With his groundbreaking micro-credit bank, Yunus, 83, often known as the Banker of the Poor, is credited with helping millions of people escape poverty. However, he has a falling out with Prime Minister Sheikh Hasina, who claims he is “sucking blood” from the underprivileged.

He received the Nobel Peace Prize in 2006 in recognition of his efforts to advance economic growth.

Yunus’ attorney Sarder Jinnat Ali told AFP that “The Supreme Court… dismissed our case.”

 

The court, which affirmed a lower court’s ruling, decided on Sunday that Yunus must pay since the law forbids tax exemptions for gifts made to trusts.

Between 2011 and 2014, Yunus gave 767 million taka ($7 million) to the Yunus Centre, the Yunus Family Trust, and the Professor Muhammad Yunus Trust.

He must pay a total tax bill of 150 million taka ($1.4 million) to the court, of which he has already paid 30 million taka.

Through the Grameen Bank, which he started in the 1980s, Yunus is credited with helping to end extreme poverty in Bangladesh by providing microloans to tens of millions of rural women.

Yunus is the chairman of several companies, and this year Bangladesh’s anti-graft body requested a thorough investigation into those companies.

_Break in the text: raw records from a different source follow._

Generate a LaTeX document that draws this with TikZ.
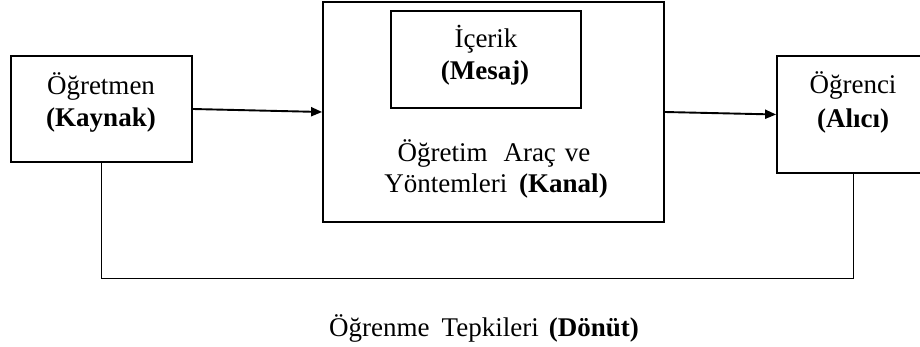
\documentclass[tikz,border=0pt]{standalone}
\usepackage{fontspec}
\setmainfont{Liberation Serif}
\usetikzlibrary{arrows.meta}
\begin{document}
\begin{tikzpicture}[x=1pt,y=-1pt,
  box/.style={draw=black,line width=1.8pt,inner sep=0pt,fill=none},
  innerbox/.style={draw=black,line width=1.3pt,inner sep=0pt},
  txt/.style={anchor=base,inner sep=0pt,font=\fontsize{27}{31}\selectfont},
  flow/.style={line width=1.9pt,-{Triangle[length=11pt,width=9pt]}},
  fb/.style={line width=1pt}]
\useasboundingbox (0,0) rectangle (920,347);
% boxes
\node[box,minimum width=181pt,minimum height=106pt] (L) at (101.5,109) {};
\node[box,minimum width=341pt,minimum height=220pt] (C) at (493.5,112) {};
\node[innerbox,minimum width=190pt,minimum height=97pt] (M) at (486,59.5) {};
\node[box,minimum width=152pt,minimum height=117pt] (R) at (853,114.5) {};
% texts
\node[txt] (l1) at (101,95) {Öğretmen};
\node[txt] (l2) at (101,127) {\textbf{(Kaynak)}};
\node[txt] (m1) at (486,48) {İçerik};
\node[txt] (m2) at (485,80) {\textbf{(Mesaj)}};
\node[txt] (c1) at (494,162) {Öğretim\hspace{16pt}Araç\hspace{9pt}ve};
\node[txt] (c2) at (496,193) {Yöntemleri\hspace{12pt}\textbf{(Kanal)}};
\node[txt] (r1) at (853,94) {Öğrenci};
\node[txt] (r2) at (853,128) {\textbf{(Alıcı)}};
\node[txt] (f1) at (484,336) {Öğrenme\hspace{12pt}Tepkileri\hspace{10pt}\textbf{(Dönüt)}};
% connectors
\coordinate (fbl) at (101.5,278);
\draw[flow] (L.east) -- (C.west);
\draw[flow] (C.east) -- (R.west);
\draw[fb] (L.south) -- (fbl) -| (R.south);
\end{tikzpicture}
\end{document}
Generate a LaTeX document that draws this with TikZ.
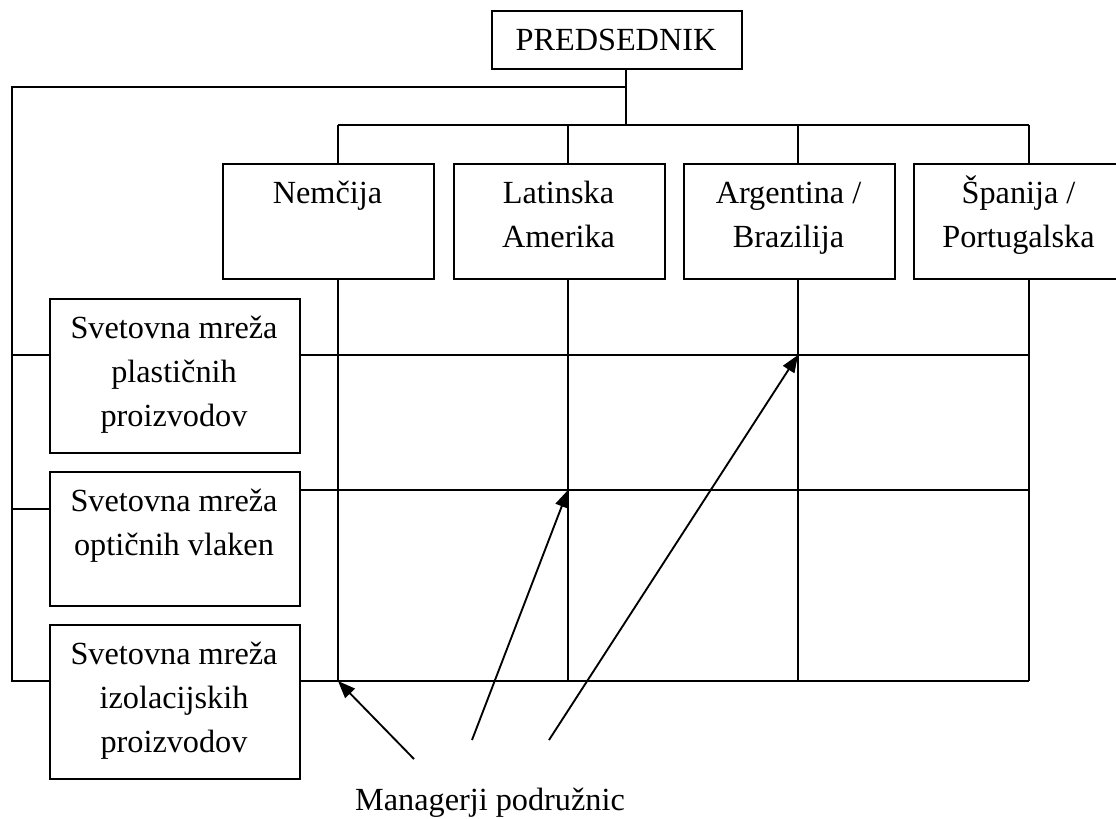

Hasina has since attacked Yunus personally, blaming him for the World Bank’s decision to abandon a bridge project that was beset by corruption suspicions.

In June of last year, when the bridge near Dhaka eventually opened, Hasina declared Yunus should be “dipped in a river” for endangering its construction.

40 influential people from around the world, including former UN leader Ban Ki-moon and former US secretary of state Hillary Clinton, published a letter in March pleading with Bangladesh to halt their “unfair” attacks and harassment of Yunus.